Some federal employees are griping because a new law requires them to take a 25-minute tutorial on the U.S. Constitution. Senator Robert C. Byrd (D-WV) sponsored this law, along with a similar law requiring every public school to "hold an educational program on the United States Constitution on September 17," which is Constitution Day.
Byrd deserves our thanks for this great idea since most Americans, including public officials, are abysmally ignorant of the text and the meaning of our Constitution. The only thing the matter with his laws is that he should have required a constitutional tutorial to be taken by judges and Members of Congress.
If judges understood the Constitution, they would know that it gives government eminent-domain power to take your private property for "public use," and that judges have no power to change those words to "public purpose" and then define an increase in tax revenue as a public purpose. The Constitution provides an amendment process, but the judges are not part of it.
If ex-Members of Congress John Anderson (R-IL) and Birch Bayh (D-IN) understood the Constitution, they would realize the time-tested superiority of our method of electing U.S. Presidents by the Electoral College. Its rationale and structure are the perfect mirror of the Great Compromise that made our Constitution possible: the combination of equal representation of states with representation based on population.
Anderson, Bayh and their associates in the Campaign for the National Popular Vote know they can't change the Electoral College honestly by passing a constitutional amendment. So they have launched a devious plan to get states to enact identical bills requiring their own electors to ignore the winner of their state's election and cast all their state's ballots for the candidate whom the state believes received the most popular votes nationwide.
This would be organized vote-stealing. It's ridiculous and un-American to try to force electors to vote against their constituents' wishes.
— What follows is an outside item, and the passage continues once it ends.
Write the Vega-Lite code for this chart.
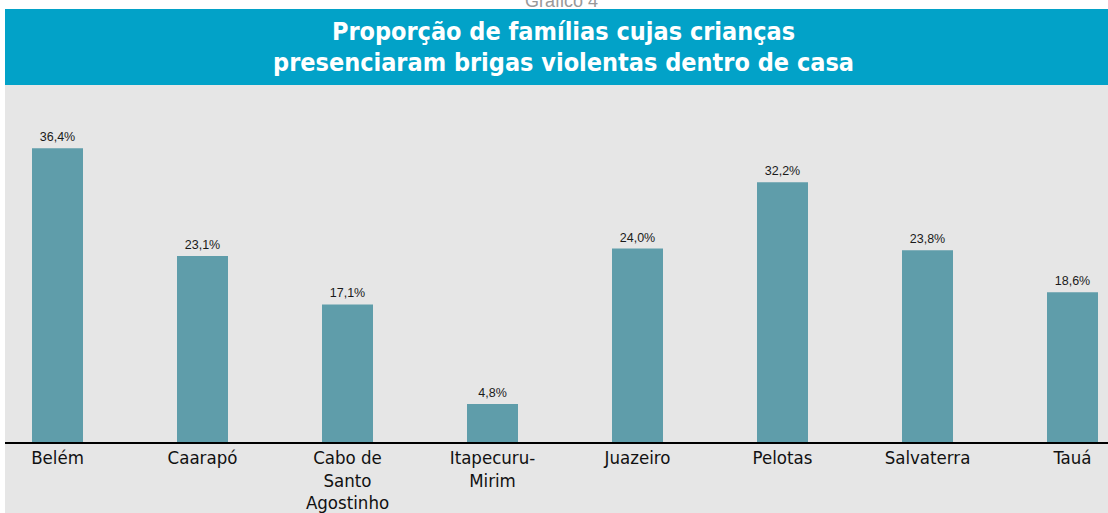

If current Members of Congress understood the Constitution, they wouldn't be toying with a devious plan to subvert the District Clause of the U.S. Constitution (Article I, Section 8, clause 17), which makes clear that the District of Columbia is not a state or a congressional district, and that Congress is given the power "To exercise exclusive Legislation in all Cases whatsoever over such District (not exceeding ten Miles square) as may, by Cession of particular States, and the Acceptance of Congress, become the Seat of the Government of the United States."
Our Constitution's framers decided on a separate and independent federal enclave to serve as the seat of the new government, a territory outside of and independent from every state. The delegates to the Constitutional Convention of 1787 gave Congress complete authority over the District so that it would be insulated from undue pressures and interruptions.
This means that the District of Columbia does not have its own Senators and Representatives. That decision was not a mistake or oversight on the part of the Founding Fathers, but was an integral part of the original constitutional design to keep the seat of our Federal Government out of the political process so that it would remain the servant of all the people, and not become our master.
In the 1980s, the people who don't like our Constitution the way it was written tried to eliminate this provision by a proposed constitutional amendment to give Washington, D.C. representation in the Congress "as though it were a state." The "D.C. Representation" Amendment passed Congress, but it was rejected by the American people and died on August 22, 1985, after a decisive majority of 34 of the 50 states refused to ratify it.
The 23rd Amendment, ratified in 1961, is the 20th century's reaffirmation of the District of Columbia as a unique juridical entity in the American system. The 23rd Amendment allows District residents to vote for President and Vice President just like all other citizens, and even gives them an electoral vote disproportionately larger than all but the smallest states.
That should have been the end of it, but some misguided Members of Congress keep trying to make an end run around the Constitution.
Rep. Tom Davis (R-VA) has launched a new attempt to bypass the District Clause by pretending the District is something that it isn't. H.R. 5388 would give the District a House seat by stating: "The District of Columbia shall be considered a Congressional district for purposes of representation in the House of Representatives."
Assuming that a Representative from the District would always be a Democrat, Davis tries to make his bill palatable to Republicans by another section that would increase the number of House members from 435 to 437 and give the extra Representative to Utah, a Republican state.
We urgently need more study of the U.S. Constitution to learn what is says, why it has survived for more than two centuries, and why Americans should defeat all mischievous attempts to bypass it with unconstitutional laws.